• Question: What are the top priorities for drug development at the moment? ...How are these priorities determined?

    Asked by anon-196305 to Lee, Jennifer, Fiona on 7 Mar 2019.
    • Photo: Fiona Scott

      Fiona Scott answered on 7 Mar 2019: last edited 8 Mar 2019 12:22 am


      There are so many things to take into account when developing a drug. I guess the main things are we want our drugs to be 1. potent – that they work well without having to give a patient too much of them. 2. specific – we know exactly how it works and 3. safe, causing as few side effects as possible.

      Potency is determined by just measuring the effect of giving the drug to a cell/animal/patient and plot a “dose response curve” graph where you work out what the ideal dosage is that maximises the desired effect of the drug without causing any toxicity.

      Specific – this is the hard one. We have about 40,000 different enzymes/proteins in our bodies and it is currently impossible to check if your drug only hits the one that’s involved in your disease against every other protein. For example, there are believed to be 518 kinase enzymes but I’ve only been able to test my drugs against 400 of them using the most advanced kinase test techniques. All we can do is test against as many of the important ones (e.g. hERG that affects the heart, kinases involved in cell division etc.) in a test tube before giving them to an animal/person.

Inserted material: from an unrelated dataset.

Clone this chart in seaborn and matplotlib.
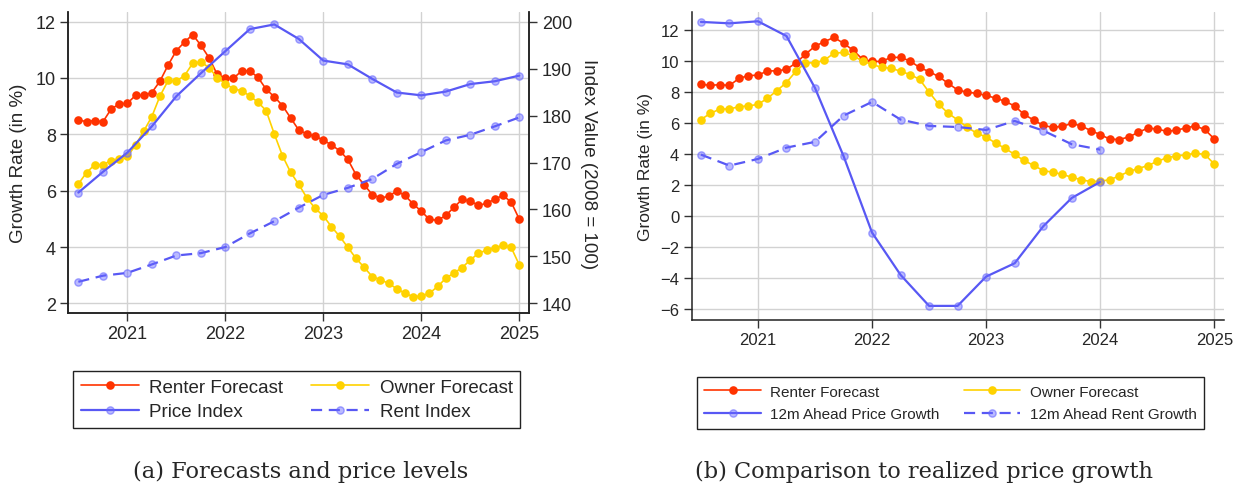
import numpy as np
import pandas as pd
import matplotlib
matplotlib.use("Agg")
import matplotlib.pyplot as plt
import seaborn as sns

# ---------------- data ----------------
# monthly survey forecasts, Jul 2020 .. Jan 2025
renter_forecast = [8.51, 8.45, 8.49, 8.44, 8.89, 9.08,
                   9.10, 9.38, 9.38, 9.48, 9.89, 10.46, 10.97, 11.27, 11.54, 11.16, 10.72, 10.13,
                   9.99, 9.99, 10.25, 10.25, 10.02, 9.60, 9.33, 9.02, 8.58, 8.15, 8.01, 7.93,
                   7.80, 7.62, 7.42, 7.11, 6.57, 6.21, 5.86, 5.74, 5.80, 5.99, 5.83, 5.53,
                   5.27, 4.98, 4.95, 5.12, 5.41, 5.69, 5.63, 5.48, 5.55, 5.70, 5.83, 5.60,
                   4.99]
owner_forecast = [6.24, 6.64, 6.92, 6.92, 7.07, 7.12,
                  7.22, 7.61, 8.11, 8.63, 9.36, 9.91, 9.89, 10.08, 10.52, 10.57, 10.37, 10.01,
                  9.80, 9.61, 9.55, 9.36, 9.14, 8.84, 8.01, 7.24, 6.65, 6.22, 5.74, 5.37,
                  5.11, 4.72, 4.38, 3.99, 3.60, 3.28, 2.95, 2.84, 2.71, 2.52, 2.36, 2.24,
                  2.26, 2.36, 2.60, 2.89, 3.08, 3.27, 3.54, 3.78, 3.89, 3.96, 4.07, 3.99,
                  3.37]
# quarterly index levels, 2020Q3 .. 2025Q1 (2008 = 100)
price_index = [163.6, 168.0, 172.1, 177.7, 184.1, 189.0, 193.7, 198.4, 199.4, 196.3,
               191.7, 190.9, 187.8, 184.9, 184.3, 185.1, 186.7, 187.3, 188.5]
rent_index = [144.6, 145.9, 146.5, 148.3, 150.2, 150.7, 152.0, 154.9, 157.5, 160.4,
              163.1, 164.6, 166.5, 169.7, 172.2, 174.7, 175.9, 177.7, 179.6]
# quarterly realized 12m-ahead growth, 2020Q3 .. 2024Q1
price_growth_12m = [12.54, 12.45, 12.58, 11.63, 8.28, 3.89, -1.05, -3.78, -5.78, -5.78,
                    -3.89, -3.03, -0.65, 1.18, 2.22]
rent_growth_12m = [3.98, 3.27, 3.70, 4.43, 4.80, 6.49, 7.38, 6.24, 5.83, 5.76,
                   5.57, 6.15, 5.53, 4.65, 4.30]

year_ticks = [2021, 2022, 2023, 2024, 2025]
start_year = 2020.5

t_month = start_year + np.arange(len(renter_forecast)) / 12.0
t_q_idx = start_year + np.arange(len(price_index)) / 4.0
t_q_gr = start_year + np.arange(len(price_growth_12m)) / 4.0

df_fc = pd.DataFrame({"t": t_month, "renter": renter_forecast, "owner": owner_forecast})
df_idx = pd.DataFrame({"t": t_q_idx, "price": price_index, "rent": rent_index})
df_gr = pd.DataFrame({"t": t_q_gr, "price": price_growth_12m, "rent": rent_growth_12m})

# ---------------- style ----------------
sns.set_style("ticks")
plt.rcParams["font.family"] = ["Liberation Sans", "DejaVu Sans"]

RED = "#ff3300"
YEL = "#ffd200"
BLUE = "#5858f4"
BLUE_FACE = (0.40, 0.40, 1.0, 0.45)
GRID = "#d2d2d2"

fig = plt.figure(figsize=(12.34, 4.89), dpi=100)
ax1 = fig.add_axes([0.0554, 0.3579, 0.3735, 0.6149])
ax1r = ax1.twinx()
ax2 = fig.add_axes([0.5605, 0.3442, 0.4314, 0.6286])

fc_kw = dict(marker="o", markersize=6.2, markeredgewidth=0, linewidth=1.2)
bl_kw = dict(marker="o", markersize=5.2, markeredgewidth=1.0, linewidth=1.6,
             markerfacecolor=BLUE_FACE, markeredgecolor=(0.40, 0.40, 1.0, 0.6))


def draw_forecasts(ax):
    sns.lineplot(data=df_fc, x="t", y="renter", ax=ax, color=RED, label="Renter Forecast", **fc_kw)
    sns.lineplot(data=df_fc, x="t", y="owner", ax=ax, color=YEL, label="Owner Forecast", **fc_kw)


# ----- panel (a) -----
draw_forecasts(ax1)
sns.lineplot(data=df_idx, x="t", y="price", ax=ax1r, color=BLUE, label="Price Index", **bl_kw)
sns.lineplot(data=df_idx, x="t", y="rent", ax=ax1r, color=BLUE, linestyle=(0, (5, 3)),
             label="Rent Index", **bl_kw)

# ----- panel (b) -----
draw_forecasts(ax2)
sns.lineplot(data=df_gr, x="t", y="price", ax=ax2, color=BLUE, label="12m Ahead Price Growth", **bl_kw)
sns.lineplot(data=df_gr, x="t", y="rent", ax=ax2, color=BLUE, linestyle=(0, (5, 3)),
             label="12m Ahead Rent Growth", **bl_kw)

for a in (ax1, ax1r, ax2):
    if a.get_legend() is not None:
        a.get_legend().remove()

# axes limits / ticks
ax1.set_xlim(2020.398, 2025.102)
ax1.set_ylim(1.66, 12.33)
ax1.set_yticks([2, 4, 6, 8, 10, 12])
ax1r.set_ylim(140 + (1.66 - 2) * 6, 140 + (12.33 - 2) * 6)
ax1r.set_yticks([140, 150, 160, 170, 180, 190, 200])
ax2.set_xlim(2020.419, 2025.085)
ax2.set_ylim(-6.67, 13.16)
ax2.set_yticks(list(range(-6, 13, 2)))

for a in (ax1, ax2):
    a.set_xticks(year_ticks)
    a.set_xticklabels([str(y) for y in year_ticks])
    a.grid(True, color=GRID, linewidth=1.0)
    a.set_axisbelow(True)
    a.set_xlabel("")

ax1.set_ylabel("Growth Rate (in %)", fontsize=13.5, labelpad=6)
ax1r.set_ylabel("Index Value (2008 = 100)", fontsize=13.5, rotation=270, labelpad=18)
ax2.set_ylabel("Growth Rate (in %)", fontsize=12.5, labelpad=5)
ax1r.set_xlabel("")

for a in (ax1, ax1r):
    a.tick_params(labelsize=13, length=6, width=1, pad=3, color="#333333")
ax2.tick_params(labelsize=12, length=6, width=1, pad=3, color="#333333")

for a in (ax1, ax1r, ax2):
    for s in a.spines.values():
        s.set_linewidth(1.1)
        s.set_color("#222222")
ax1.spines["top"].set_visible(False)
ax1r.spines["top"].set_visible(False)
ax2.spines["top"].set_visible(False)
ax2.spines["right"].set_visible(False)

# legends
h1 = ax1.get_lines()[:2] + ax1r.get_lines()[:2]
l1 = [h.get_label() for h in h1]
order = [0, 2, 1, 3]
leg1 = fig.legend([h1[i] for i in order], [l1[i] for i in order], ncol=2,
                  loc="upper left", bbox_to_anchor=(73.3 / 1234, 1 - 372 / 489),
                  fontsize=13.5, frameon=True, fancybox=False, edgecolor="#222222",
                  framealpha=1, handlelength=3.1, handletextpad=0.55, columnspacing=1.5,
                  labelspacing=0.4, borderpad=0.4, borderaxespad=0)
leg1.get_frame().set_linewidth(1.0)

h2 = ax2.get_lines()[:4]
l2 = [h.get_label() for h in h2]
leg2 = fig.legend([h2[i] for i in order], [l2[i] for i in order], ncol=2,
                  loc="upper left", bbox_to_anchor=(696.7 / 1234, 1 - 378 / 489),
                  fontsize=11, frameon=True, fancybox=False, edgecolor="#222222",
                  framealpha=1, handlelength=3.7, handletextpad=0.6, columnspacing=1.6,
                  labelspacing=0.55, borderpad=0.5, borderaxespad=0)
leg2.get_frame().set_linewidth(1.0)

# captions
cap_font = ["DejaVu Serif"]
fig.text(301 / 1234, 1 - 478 / 489, "(a) Forecasts and price levels",
         ha="center", va="baseline", fontsize=16.2, family=cap_font)
fig.text(924 / 1234, 1 - 478 / 489, "(b) Comparison to realized price growth",
         ha="center", va="baseline", fontsize=16.2, family=cap_font)

fig.savefig("out.png", dpi=100)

      Safe – this is done in different ways. Some overlap with above e.g. if a drug affects the hERG enzyme by a certain amount, its progress to market is immediately halted because it is not safe to interfere with a patient’s heart, regardless of what disease you’re treating. I guess this is done by observing all the symptoms of animals/patients as the drugs progress through the development process and as soon as any red flags occur to investigate and fix them asap before allowing a drug to progress further!

    • Photo: Jennifer Harris

      Jennifer Harris answered on 8 Mar 2019:


      From the Government’s perspective the diagnosis and treatment of any disease, especially cancer, early in the disease’s development is their key priority. Some of the specific diseases they’re focused are:
      – ageing
      – degenerative diseases e.g. Alzheimer’s
      – cancers e.g. pancreatic
      – anti-microbial resistance

      Public Health England also lists global health, pollution and genomic technologies as priorities.